▶ [Instructions to follow] Output the material exactly, but drop every image it holds.
# START OF Data provided
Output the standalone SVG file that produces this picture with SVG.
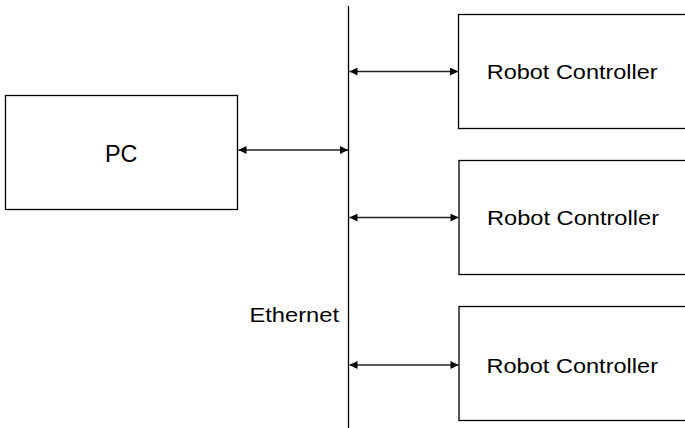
<svg xmlns="http://www.w3.org/2000/svg" width="685" height="428" viewBox="0 0 685 428">
<style>
.box{fill:#fff;stroke:#000;stroke-width:1.3}
.lbl{font-family:"Liberation Sans",Arial,sans-serif;fill:#000}
.conn{stroke:#222;stroke-width:1.3;fill:none;marker-start:url(#ah);marker-end:url(#ah)}
</style>
<defs>
<marker id="ah" viewBox="0 0 10 10" refX="10" refY="5" markerWidth="10" markerHeight="8" markerUnits="userSpaceOnUse" orient="auto-start-reverse">
<path d="M0,0 L10,5 L0,10 z" fill="#000"/>
</marker>
</defs>
<rect width="685" height="428" fill="#fff"/>
<g id="pc">
<rect class="box" x="5.5" y="95.5" width="232" height="114"/>
<text class="lbl" x="105" y="161.5" font-size="23" textLength="32.5" lengthAdjust="spacingAndGlyphs">PC</text>
</g>
<g id="ethernet">
<line x1="348.5" y1="6" x2="348.5" y2="428" stroke="#000" stroke-width="1.3"/>
<text class="lbl" x="249.5" y="322.3" font-size="20" textLength="89.5" lengthAdjust="spacingAndGlyphs">Ethernet</text>
</g>
<g id="rc1">
<rect class="box" x="458.5" y="14.5" width="240" height="114"/>
<text class="lbl" x="486.7" y="78.7" font-size="21" textLength="171" lengthAdjust="spacingAndGlyphs">Robot Controller</text>
</g>
<g id="rc2">
<rect class="box" x="459" y="160.5" width="240" height="114"/>
<text class="lbl" x="487" y="225" font-size="21" textLength="172" lengthAdjust="spacingAndGlyphs">Robot Controller</text>
</g>
<g id="rc3">
<rect class="box" x="459" y="306.5" width="240" height="114"/>
<text class="lbl" x="486.5" y="372.7" font-size="21" textLength="171.5" lengthAdjust="spacingAndGlyphs">Robot Controller</text>
</g>
<g id="connectors">
<line class="conn" x1="238.5" y1="150" x2="348" y2="150"/>
<line class="conn" x1="349.5" y1="71.5" x2="458" y2="71.5"/>
<line class="conn" x1="349.5" y1="217.5" x2="458.5" y2="217.5"/>
<line class="conn" x1="349.5" y1="365" x2="458.5" y2="365"/>
</g>
</svg>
# END OF Data provided
▶ [Answer below]
Output the standalone SVG file that produces this picture with SVG.
<svg xmlns="http://www.w3.org/2000/svg" width="685" height="428" viewBox="0 0 685 428">
<style>
.box{fill:#fff;stroke:#000;stroke-width:1.3}
.lbl{font-family:"Liberation Sans",Arial,sans-serif;fill:#000}
.conn{stroke:#222;stroke-width:1.3;fill:none;marker-start:url(#ah);marker-end:url(#ah)}
</style>
<defs>
<marker id="ah" viewBox="0 0 10 10" refX="10" refY="5" markerWidth="10" markerHeight="8" markerUnits="userSpaceOnUse" orient="auto-start-reverse">
<path d="M0,0 L10,5 L0,10 z" fill="#000"/>
</marker>
</defs>
<rect width="685" height="428" fill="#fff"/>
<g id="pc">
<rect class="box" x="5.5" y="95.5" width="232" height="114"/>
<text class="lbl" x="105" y="161.5" font-size="23" textLength="32.5" lengthAdjust="spacingAndGlyphs">PC</text>
</g>
<g id="ethernet">
<line x1="348.5" y1="6" x2="348.5" y2="428" stroke="#000" stroke-width="1.3"/>
<text class="lbl" x="249.5" y="322.3" font-size="20" textLength="89.5" lengthAdjust="spacingAndGlyphs">Ethernet</text>
</g>
<g id="rc1">
<rect class="box" x="458.5" y="14.5" width="240" height="114"/>
<text class="lbl" x="486.7" y="78.7" font-size="21" textLength="171" lengthAdjust="spacingAndGlyphs">Robot Controller</text>
</g>
<g id="rc2">
<rect class="box" x="459" y="160.5" width="240" height="114"/>
<text class="lbl" x="487" y="225" font-size="21" textLength="172" lengthAdjust="spacingAndGlyphs">Robot Controller</text>
</g>
<g id="rc3">
<rect class="box" x="459" y="306.5" width="240" height="114"/>
<text class="lbl" x="486.5" y="372.7" font-size="21" textLength="171.5" lengthAdjust="spacingAndGlyphs">Robot Controller</text>
</g>
<g id="connectors">
<line class="conn" x1="238.5" y1="150" x2="348" y2="150"/>
<line class="conn" x1="349.5" y1="71.5" x2="458" y2="71.5"/>
<line class="conn" x1="349.5" y1="217.5" x2="458.5" y2="217.5"/>
<line class="conn" x1="349.5" y1="365" x2="458.5" y2="365"/>
</g>
</svg>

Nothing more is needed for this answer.